Hadley is 28 when she first meets the glamorous young war hero at a party. Wholesome and a little old-fashioned, she's resigned to a spinsterish existence, living unmarried and unemployed in the upper floor of her sister's house. Ernest marries her and whisks her from St Louis to the whirlwind of 1920s Paris, where the likes of Ezra Pound, F Scott Fitzgerald and Gertrude Stein can be found thronging every boulevard.
Since we already know the end, the story possesses a classically tragic arc.
Soon after the birth of their son, Ernest becomes entangled with another woman, who is to become wife number two...and so on, because it doesn't end anywhere near there. Hadley goes on to marry a journalist she met in Paris and have an entirely satisfying married life the second go round.
Hadley is a touching character, dignified even as she loses almost everything she's loved, and making her goodness both convincing and interesting is an impressive feat.

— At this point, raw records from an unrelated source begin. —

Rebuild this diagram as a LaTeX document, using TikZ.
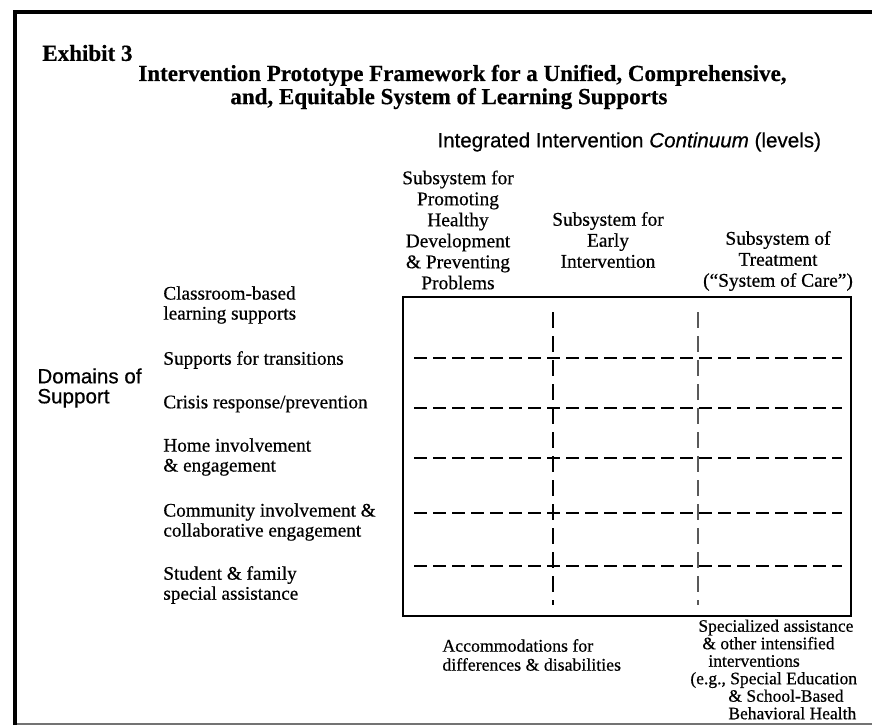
\documentclass[tikz,border=0pt]{standalone}
\usepackage{fontspec}
\setmainfont{Liberation Serif}[FakeBold=0.5]
\newfontfamily\arialf{Liberation Sans}[FakeBold=0.5]
\begin{document}
\begin{tikzpicture}[x=0.5pt,y=-0.5pt,
  lbl/.style={inner sep=0pt, anchor=west, align=left, font=\fontsize{9.6}{10}\selectfont},
  hdr/.style={inner sep=0pt, anchor=center, align=center, font=\fontsize{9.7}{10.5}\selectfont},
  sanslbl/.style={inner sep=0pt, anchor=west, align=left, font=\arialf\fontsize{10.3}{10}\selectfont},
  ttl/.style={inner sep=0pt, anchor=west, align=left, font=\bfseries\fontsize{11.5}{10.5}\selectfont},
  hdash/.style={line width=1pt, dash pattern=on 6.5pt off 3pt},
  vdash/.style={dash pattern=on 8pt off 4pt}]
\useasboundingbox (0,0) rectangle (872,727);
\fill[white] (0,0) rectangle (872,727);
% outer frame
\draw[line width=1pt, black!55] (15,724) -- (880,724);
\draw[line width=1.6pt] (15,725) -- (15,12) -- (880,12);
% grid box
\draw[line width=1.2pt] (403,297) rectangle (851,616);
\foreach \yy in {358,408,458,566} \draw[hdash] (414,\yy) -- (842,\yy);
\draw[hdash, line width=0.6pt] (414,513) -- (842,513);
\draw[vdash, line width=1.2pt] (553,312) -- (553,605);
\draw[vdash, line width=0.6pt, black!65] (698,312) -- (698,605);
% titles
\node[ttl] (ex) at (42,53) {Exhibit 3};
\node[ttl] (title) at (138,87) {Intervention Prototype Framework for a Unified, Comprehensive,\\\hspace*{46pt}and, Equitable System of Learning Supports};
\node[sanslbl] (cont) at (437,142) {Integrated Intervention \textit{Continuum} (levels)};
\node[sanslbl] (dom) at (37,388) {Domains of\\Support};
% column headers
\node[hdr] (h1) at (458,230) {Subsystem for\\Promoting\\Healthy\\Development\\\& Preventing\\Problems};
\node[hdr] (h2) at (608,240) {Subsystem for\\Early\\Intervention};
\node[hdr] (h3) at (778,261) {Subsystem of\\Treatment\\(``System of Care'')};
% row labels
\node[lbl] (d1) at (163,305) {Classroom-based\\learning supports};
\node[lbl] (d2) at (163,360) {Supports for transitions};
\node[lbl] (d3) at (163,404) {Crisis response/prevention};
\node[lbl] (d4) at (163,457) {Home involvement\\\& engagement};
\node[lbl] (d5) at (163,522) {Community involvement \&\\collaborative engagement};
\node[lbl] (d6) at (163,585) {Student \& family\\special assistance};
% bottom labels
\node[lbl, font=\fontsize{8.9}{9.5}\selectfont] (acc) at (442,655) {Accommodations for\\differences \& disabilities};
\node[lbl, font=\fontsize{8.75}{8.75}\selectfont] (spec) at (690,669.5) {\hspace*{4pt}Specialized assistance\\\hspace*{6pt}\& other intensified\\\hspace*{9pt}interventions\\(e.g., Special Education\\\hspace*{19pt}\& School-Based\\\hspace*{19pt}Behavioral Health};
\end{tikzpicture}
\end{document}
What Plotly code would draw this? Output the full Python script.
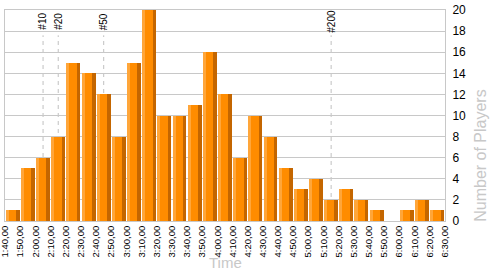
import plotly.graph_objects as go

# Bin edges (tick labels) and counts per 10-minute bin
edge_labels = ["1:40,00", "1:50,00", "2:00,00", "2:10,00", "2:20,00", "2:30,00",
               "2:40,00", "2:50,00", "3:00,00", "3:10,00", "3:20,00", "3:30,00",
               "3:40,00", "3:50,00", "4:00,00", "4:10,00", "4:20,00", "4:30,00",
               "4:40,00", "4:50,00", "5:00,00", "5:10,00", "5:20,00", "5:30,00",
               "5:40,00", "5:50,00", "6:00,00", "6:10,00", "6:20,00", "6:30,00"]
players = [1, 5, 6, 8, 15, 14, 12, 8, 15, 20, 10, 10, 11, 16, 12, 6, 10, 8,
           5, 3, 4, 2, 3, 2, 1, 0, 1, 2, 1]

# Rank markers: label and bin index where they fall
marker_labels = ["#10", "#20", "#50", "#200"]
marker_bins = [2, 3, 6, 21]

bin_x = list(range(len(players)))

MAIN = "#FF8C00"
LIGHT = "#FFA63A"
DARK = "#C46600"
GRID = "#C8C8C8"
FONT = "Liberation Sans, Arial"

fig = go.Figure()
fig.add_trace(go.Bar(x=bin_x, y=players, offset=0.04, width=0.92,
                     marker=dict(color=MAIN, line=dict(width=0)), hoverinfo="skip"))
fig.add_trace(go.Bar(x=bin_x, y=players, offset=0.04, width=0.2,
                     marker=dict(color=LIGHT, line=dict(width=0)), hoverinfo="skip"))
fig.add_trace(go.Bar(x=bin_x, y=players, offset=0.72, width=0.24,
                     marker=dict(color=DARK, line=dict(width=0)), hoverinfo="skip"))

for lab, b in zip(marker_labels, marker_bins):
    fig.add_shape(type="line", xref="x", yref="paper", x0=b + 0.5, x1=b + 0.5,
                  y0=0, y1=0.88, layer="below",
                  line=dict(color="#C0C0C0", width=1, dash="4px,4px"))
    fig.add_annotation(x=b + 0.5, xref="x", yref="paper", y=0.945,
                       text=lab, textangle=-90, showarrow=False,
                       xanchor="center", yanchor="middle",
                       font=dict(family=FONT, size=10, color="#000000"))

fig.add_annotation(xref="paper", yref="paper", x=1.08, y=0.31, text="Number of Players",
                   textangle=-90, showarrow=False, xanchor="center", yanchor="middle",
                   font=dict(family=FONT, size=16, color="#C8C8C8"))
fig.add_annotation(xref="paper", yref="paper", x=0.5, y=-0.195, text="Time",
                   showarrow=False, xanchor="center", yanchor="middle",
                   font=dict(family=FONT, size=15, color="#C8C8C8"))

fig.update_layout(
    width=500, height=275,
    margin=dict(l=5, r=55, t=10, b=54),
    paper_bgcolor="white", plot_bgcolor="white",
    barmode="overlay", bargap=0, showlegend=False,
    xaxis=dict(range=[-0.01, len(players) + 0.01], tickmode="array",
               tickvals=list(range(len(edge_labels))), ticktext=edge_labels,
               tickangle=-90, showgrid=False, zeroline=False, automargin=False,
               ticklabeloverflow="allow",
               showline=True, mirror=True, linecolor=GRID, linewidth=1,
               ticks="", tickfont=dict(family=FONT, size=9.5, color="#000000")),
    yaxis=dict(range=[0, 20], dtick=2, side="right", showgrid=True, gridcolor=GRID,
               zeroline=False, showline=True, mirror=True, linecolor=GRID, linewidth=1,
               ticks="", ticklabelstandoff=4, automargin=False,
               tickfont=dict(family=FONT, size=12, color="#000000")),
)

fig.write_html("out.html")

The untold mystery for me is the repleteness of suicide in the Hemingway family tree. Hemingway's father, uncle, brother, sister, and grand-daughter all committed suicide, perhaps related to hemochromatosis, perhaps not, but it is an impressive history. This book could be titles 'The Good Wife" rather than 'The Paris Wife', but it makes an interesting read, and a different window through which to view the author.